Another smaller data breach that was more concerning was also discovered around the same time. A Facebook-integrated app called “At the Pool” exposed over 22,000 users’ passwords through a backup in an Amazon S3 bucket that stored the passwords as plain text. Since many users tend to duplicate passwords across apps, malicious entities could have easily gained access to their Facebook accounts through the exposed passwords.

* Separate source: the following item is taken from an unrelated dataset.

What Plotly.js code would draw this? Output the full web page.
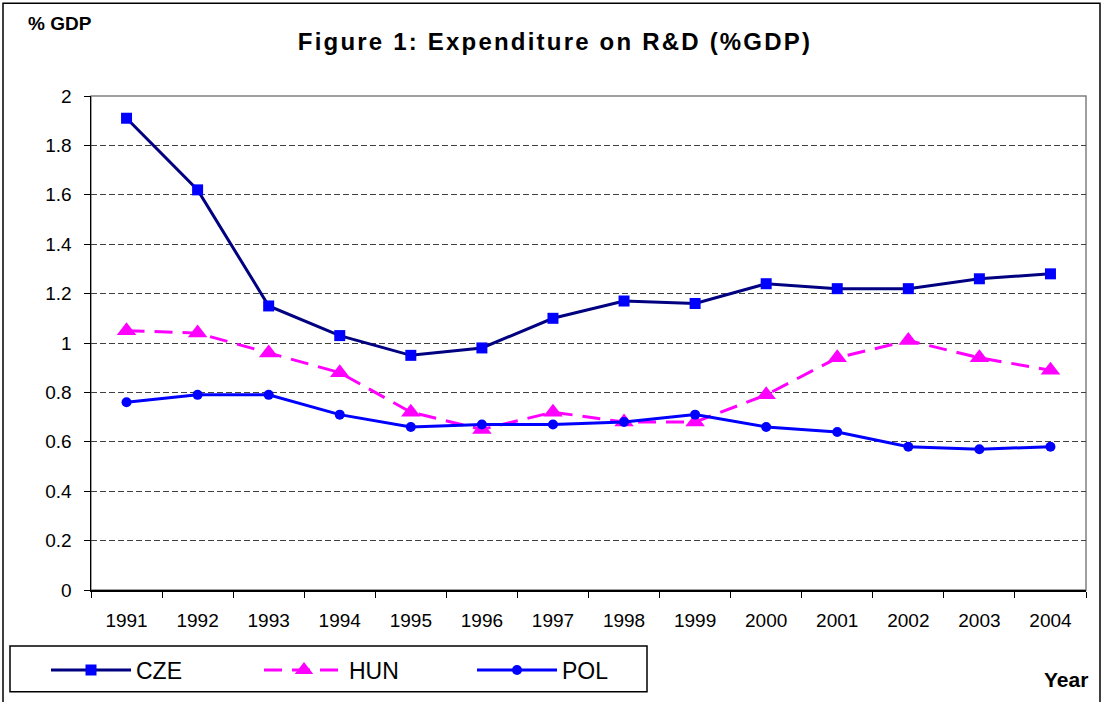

May 25: First American Corp.
First American Financial Corp., a Fortune 500 financial services company, was revealed to have allowed over 885 million records to be publicly accessed by anyone who had ever been emailed a link to a document by the company. Merely by changing a single digit in the document link, users could access other users’ wire transactions dating back to 2003. These documents contained tax records, bank account numbers, Social Security numbers, driver’s license images, and mortgage records. Krebs on Security reported that a developer named Ben Shoval had noticed the breach and notified the company, which shut down the website leaking the data.
May 24: Canva
In May, Canva revealed that a cyberattacker had managed to access over 139 million users’ information, including names, email addresses, countries of residence, and cryptographically protected passwords. The attacker was also able to briefly view credit card details from before September 2016, but these details were insufficient to make transactions. Canva managed to stop the attack midway, but it still urged users to change their passwords just to be on the safe side.
May 29: Flipboard
Flipboard experienced an attack similar to the one on Canva between June 2018, and March, when its databases were accessed by an unauthorized party. The names, cryptographically protected passwords, and email addresses of over 145 million users may have been left exposed in the attack.
July 29: Capital One
Of all the 2019 data breaches, this was the big one, at least in terms of future ramifications. A Seattle-based software engineer named Paige Thompson was arrested after hacking the database of Capital One, one of the largest banks in the United States. According to The New York Times, she managed to steal over 80,000 bank account numbers, more than 140,000 Social Security numbers, over 1 million Canadian social insurance numbers, and millions of credit card applications. The data stolen dated back to as far as 2005, and the bank reported that the breach could potentially cost it more than $300 million.
2019 data breaches: Protect yourself
These 2019 data breaches are proof that all organizations, no matter how small, need to invest in cybersecurity and ensure that all their databases are protected. Larger companies like Facebook that often have third-party apps access their users’ data need to be particularly careful about how these third-party companies are handling the data they receive from users. As a user, a step you can take to ensure that your information is secured is to constantly update your passwords and to avoid reusing the same ones across platforms. If you use a VPN connection to stay anonymous online and protect your activity from prying eyes, ensure that you use a good VPN provider to avoid having your data logged and sold to third parties without your consent.